▶ PROBLEM:
Carry none of the pictures over; set down the material below exactly.

▶ RECORDS FOR THE TASK:
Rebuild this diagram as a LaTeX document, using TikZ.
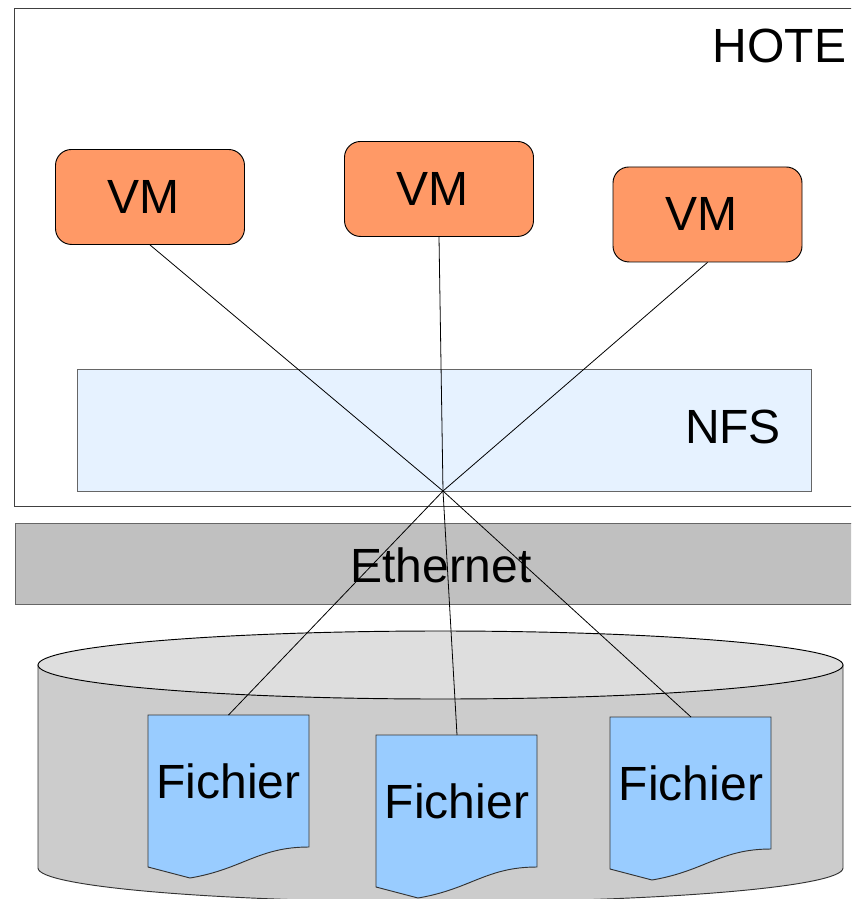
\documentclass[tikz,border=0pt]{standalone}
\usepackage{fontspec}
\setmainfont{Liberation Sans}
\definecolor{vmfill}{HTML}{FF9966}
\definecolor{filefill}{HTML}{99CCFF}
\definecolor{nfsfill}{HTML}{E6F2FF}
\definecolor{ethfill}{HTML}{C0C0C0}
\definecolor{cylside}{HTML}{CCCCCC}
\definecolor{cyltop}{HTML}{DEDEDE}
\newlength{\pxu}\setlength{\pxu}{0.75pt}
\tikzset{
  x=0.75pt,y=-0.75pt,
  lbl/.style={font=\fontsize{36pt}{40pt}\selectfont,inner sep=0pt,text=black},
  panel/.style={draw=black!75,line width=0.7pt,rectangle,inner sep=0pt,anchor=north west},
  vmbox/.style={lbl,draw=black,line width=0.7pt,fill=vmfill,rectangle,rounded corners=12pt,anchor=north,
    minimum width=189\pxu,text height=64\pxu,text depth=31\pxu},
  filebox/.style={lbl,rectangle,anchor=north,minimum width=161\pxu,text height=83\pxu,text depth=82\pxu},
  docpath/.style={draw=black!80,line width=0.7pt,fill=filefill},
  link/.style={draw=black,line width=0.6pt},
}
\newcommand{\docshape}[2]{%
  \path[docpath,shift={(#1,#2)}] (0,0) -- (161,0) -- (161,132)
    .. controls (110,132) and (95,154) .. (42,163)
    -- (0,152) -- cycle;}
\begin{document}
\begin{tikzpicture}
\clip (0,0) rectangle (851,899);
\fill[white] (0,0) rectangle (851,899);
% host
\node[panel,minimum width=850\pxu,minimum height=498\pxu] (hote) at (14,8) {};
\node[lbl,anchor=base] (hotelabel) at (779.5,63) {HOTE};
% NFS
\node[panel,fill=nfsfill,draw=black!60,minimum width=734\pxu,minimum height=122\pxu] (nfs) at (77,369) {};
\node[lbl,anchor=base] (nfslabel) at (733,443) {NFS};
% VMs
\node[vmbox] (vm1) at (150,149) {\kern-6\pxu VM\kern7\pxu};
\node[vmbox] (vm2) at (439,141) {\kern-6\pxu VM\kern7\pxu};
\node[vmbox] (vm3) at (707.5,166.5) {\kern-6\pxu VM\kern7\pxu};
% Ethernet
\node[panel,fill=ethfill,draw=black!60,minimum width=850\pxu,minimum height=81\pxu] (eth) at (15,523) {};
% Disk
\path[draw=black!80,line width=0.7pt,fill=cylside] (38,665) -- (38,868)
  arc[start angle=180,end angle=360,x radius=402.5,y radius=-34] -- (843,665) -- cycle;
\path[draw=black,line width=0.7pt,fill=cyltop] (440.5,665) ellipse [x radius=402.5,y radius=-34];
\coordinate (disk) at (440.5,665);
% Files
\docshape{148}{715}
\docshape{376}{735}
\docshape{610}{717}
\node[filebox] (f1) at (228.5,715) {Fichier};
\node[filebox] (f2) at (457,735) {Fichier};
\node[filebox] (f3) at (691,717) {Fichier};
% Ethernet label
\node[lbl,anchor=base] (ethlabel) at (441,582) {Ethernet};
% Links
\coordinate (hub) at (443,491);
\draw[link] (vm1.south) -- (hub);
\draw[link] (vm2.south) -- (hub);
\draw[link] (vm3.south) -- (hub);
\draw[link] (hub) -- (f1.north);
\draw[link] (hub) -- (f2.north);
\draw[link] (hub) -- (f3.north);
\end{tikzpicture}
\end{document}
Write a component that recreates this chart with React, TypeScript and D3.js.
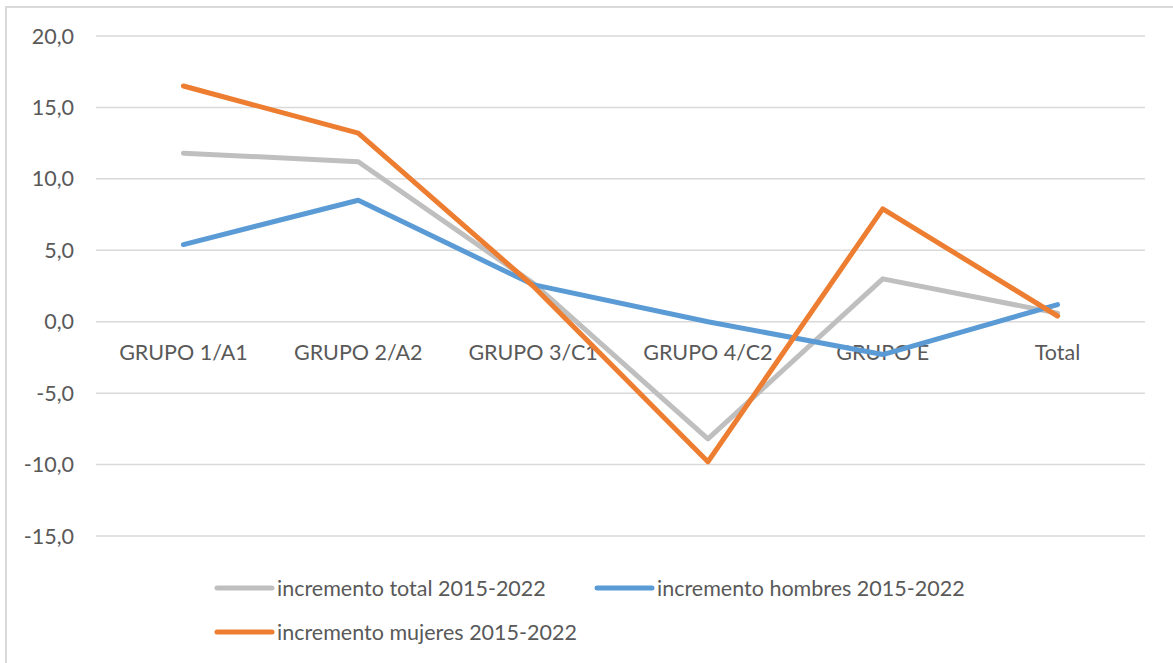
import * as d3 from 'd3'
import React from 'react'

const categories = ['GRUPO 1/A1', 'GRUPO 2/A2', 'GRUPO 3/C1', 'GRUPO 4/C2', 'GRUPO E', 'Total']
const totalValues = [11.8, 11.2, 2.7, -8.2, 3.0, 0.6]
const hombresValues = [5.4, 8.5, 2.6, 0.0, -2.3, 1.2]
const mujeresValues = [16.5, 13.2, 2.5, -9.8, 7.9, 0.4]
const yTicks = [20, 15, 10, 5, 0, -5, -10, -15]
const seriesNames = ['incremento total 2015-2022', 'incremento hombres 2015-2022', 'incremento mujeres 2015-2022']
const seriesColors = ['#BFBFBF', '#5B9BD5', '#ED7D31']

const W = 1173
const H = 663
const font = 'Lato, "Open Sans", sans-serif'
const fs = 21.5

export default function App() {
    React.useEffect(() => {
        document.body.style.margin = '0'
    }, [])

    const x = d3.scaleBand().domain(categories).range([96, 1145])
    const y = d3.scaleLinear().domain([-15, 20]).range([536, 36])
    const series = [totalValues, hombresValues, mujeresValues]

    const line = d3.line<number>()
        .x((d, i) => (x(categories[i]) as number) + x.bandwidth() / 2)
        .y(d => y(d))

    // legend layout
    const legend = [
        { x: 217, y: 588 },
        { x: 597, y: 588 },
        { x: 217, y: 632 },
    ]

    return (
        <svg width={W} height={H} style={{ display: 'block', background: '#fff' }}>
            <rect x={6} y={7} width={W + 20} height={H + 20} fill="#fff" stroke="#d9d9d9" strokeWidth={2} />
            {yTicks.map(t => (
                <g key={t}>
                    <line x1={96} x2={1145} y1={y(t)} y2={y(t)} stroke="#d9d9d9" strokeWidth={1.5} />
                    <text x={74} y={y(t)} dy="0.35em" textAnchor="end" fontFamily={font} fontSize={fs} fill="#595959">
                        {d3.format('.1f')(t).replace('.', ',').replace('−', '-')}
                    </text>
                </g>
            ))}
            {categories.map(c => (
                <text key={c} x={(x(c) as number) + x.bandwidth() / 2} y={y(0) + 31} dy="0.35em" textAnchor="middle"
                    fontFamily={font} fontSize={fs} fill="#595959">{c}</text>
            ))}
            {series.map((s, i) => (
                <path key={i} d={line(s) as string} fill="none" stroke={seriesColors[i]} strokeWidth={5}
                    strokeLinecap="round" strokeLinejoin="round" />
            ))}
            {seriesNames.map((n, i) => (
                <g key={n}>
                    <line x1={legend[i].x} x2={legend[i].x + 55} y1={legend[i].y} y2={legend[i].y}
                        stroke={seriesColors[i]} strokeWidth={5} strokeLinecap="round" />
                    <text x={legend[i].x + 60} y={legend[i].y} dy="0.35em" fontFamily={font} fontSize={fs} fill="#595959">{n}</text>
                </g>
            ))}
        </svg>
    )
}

▶ FINAL ANSWER:
Rebuild this diagram as a LaTeX document, using TikZ.
\documentclass[tikz,border=0pt]{standalone}
\usepackage{fontspec}
\setmainfont{Liberation Sans}
\definecolor{vmfill}{HTML}{FF9966}
\definecolor{filefill}{HTML}{99CCFF}
\definecolor{nfsfill}{HTML}{E6F2FF}
\definecolor{ethfill}{HTML}{C0C0C0}
\definecolor{cylside}{HTML}{CCCCCC}
\definecolor{cyltop}{HTML}{DEDEDE}
\newlength{\pxu}\setlength{\pxu}{0.75pt}
\tikzset{
  x=0.75pt,y=-0.75pt,
  lbl/.style={font=\fontsize{36pt}{40pt}\selectfont,inner sep=0pt,text=black},
  panel/.style={draw=black!75,line width=0.7pt,rectangle,inner sep=0pt,anchor=north west},
  vmbox/.style={lbl,draw=black,line width=0.7pt,fill=vmfill,rectangle,rounded corners=12pt,anchor=north,
    minimum width=189\pxu,text height=64\pxu,text depth=31\pxu},
  filebox/.style={lbl,rectangle,anchor=north,minimum width=161\pxu,text height=83\pxu,text depth=82\pxu},
  docpath/.style={draw=black!80,line width=0.7pt,fill=filefill},
  link/.style={draw=black,line width=0.6pt},
}
\newcommand{\docshape}[2]{%
  \path[docpath,shift={(#1,#2)}] (0,0) -- (161,0) -- (161,132)
    .. controls (110,132) and (95,154) .. (42,163)
    -- (0,152) -- cycle;}
\begin{document}
\begin{tikzpicture}
\clip (0,0) rectangle (851,899);
\fill[white] (0,0) rectangle (851,899);
% host
\node[panel,minimum width=850\pxu,minimum height=498\pxu] (hote) at (14,8) {};
\node[lbl,anchor=base] (hotelabel) at (779.5,63) {HOTE};
% NFS
\node[panel,fill=nfsfill,draw=black!60,minimum width=734\pxu,minimum height=122\pxu] (nfs) at (77,369) {};
\node[lbl,anchor=base] (nfslabel) at (733,443) {NFS};
% VMs
\node[vmbox] (vm1) at (150,149) {\kern-6\pxu VM\kern7\pxu};
\node[vmbox] (vm2) at (439,141) {\kern-6\pxu VM\kern7\pxu};
\node[vmbox] (vm3) at (707.5,166.5) {\kern-6\pxu VM\kern7\pxu};
% Ethernet
\node[panel,fill=ethfill,draw=black!60,minimum width=850\pxu,minimum height=81\pxu] (eth) at (15,523) {};
% Disk
\path[draw=black!80,line width=0.7pt,fill=cylside] (38,665) -- (38,868)
  arc[start angle=180,end angle=360,x radius=402.5,y radius=-34] -- (843,665) -- cycle;
\path[draw=black,line width=0.7pt,fill=cyltop] (440.5,665) ellipse [x radius=402.5,y radius=-34];
\coordinate (disk) at (440.5,665);
% Files
\docshape{148}{715}
\docshape{376}{735}
\docshape{610}{717}
\node[filebox] (f1) at (228.5,715) {Fichier};
\node[filebox] (f2) at (457,735) {Fichier};
\node[filebox] (f3) at (691,717) {Fichier};
% Ethernet label
\node[lbl,anchor=base] (ethlabel) at (441,582) {Ethernet};
% Links
\coordinate (hub) at (443,491);
\draw[link] (vm1.south) -- (hub);
\draw[link] (vm2.south) -- (hub);
\draw[link] (vm3.south) -- (hub);
\draw[link] (hub) -- (f1.north);
\draw[link] (hub) -- (f2.north);
\draw[link] (hub) -- (f3.north);
\end{tikzpicture}
\end{document}
Write a component that recreates this chart with React, TypeScript and D3.js.
import * as d3 from 'd3'
import React from 'react'

const categories = ['GRUPO 1/A1', 'GRUPO 2/A2', 'GRUPO 3/C1', 'GRUPO 4/C2', 'GRUPO E', 'Total']
const totalValues = [11.8, 11.2, 2.7, -8.2, 3.0, 0.6]
const hombresValues = [5.4, 8.5, 2.6, 0.0, -2.3, 1.2]
const mujeresValues = [16.5, 13.2, 2.5, -9.8, 7.9, 0.4]
const yTicks = [20, 15, 10, 5, 0, -5, -10, -15]
const seriesNames = ['incremento total 2015-2022', 'incremento hombres 2015-2022', 'incremento mujeres 2015-2022']
const seriesColors = ['#BFBFBF', '#5B9BD5', '#ED7D31']

const W = 1173
const H = 663
const font = 'Lato, "Open Sans", sans-serif'
const fs = 21.5

export default function App() {
    React.useEffect(() => {
        document.body.style.margin = '0'
    }, [])

    const x = d3.scaleBand().domain(categories).range([96, 1145])
    const y = d3.scaleLinear().domain([-15, 20]).range([536, 36])
    const series = [totalValues, hombresValues, mujeresValues]

    const line = d3.line<number>()
        .x((d, i) => (x(categories[i]) as number) + x.bandwidth() / 2)
        .y(d => y(d))

    // legend layout
    const legend = [
        { x: 217, y: 588 },
        { x: 597, y: 588 },
        { x: 217, y: 632 },
    ]

    return (
        <svg width={W} height={H} style={{ display: 'block', background: '#fff' }}>
            <rect x={6} y={7} width={W + 20} height={H + 20} fill="#fff" stroke="#d9d9d9" strokeWidth={2} />
            {yTicks.map(t => (
                <g key={t}>
                    <line x1={96} x2={1145} y1={y(t)} y2={y(t)} stroke="#d9d9d9" strokeWidth={1.5} />
                    <text x={74} y={y(t)} dy="0.35em" textAnchor="end" fontFamily={font} fontSize={fs} fill="#595959">
                        {d3.format('.1f')(t).replace('.', ',').replace('−', '-')}
                    </text>
                </g>
            ))}
            {categories.map(c => (
                <text key={c} x={(x(c) as number) + x.bandwidth() / 2} y={y(0) + 31} dy="0.35em" textAnchor="middle"
                    fontFamily={font} fontSize={fs} fill="#595959">{c}</text>
            ))}
            {series.map((s, i) => (
                <path key={i} d={line(s) as string} fill="none" stroke={seriesColors[i]} strokeWidth={5}
                    strokeLinecap="round" strokeLinejoin="round" />
            ))}
            {seriesNames.map((n, i) => (
                <g key={n}>
                    <line x1={legend[i].x} x2={legend[i].x + 55} y1={legend[i].y} y2={legend[i].y}
                        stroke={seriesColors[i]} strokeWidth={5} strokeLinecap="round" />
                    <text x={legend[i].x + 60} y={legend[i].y} dy="0.35em" fontFamily={font} fontSize={fs} fill="#595959">{n}</text>
                </g>
            ))}
        </svg>
    )
}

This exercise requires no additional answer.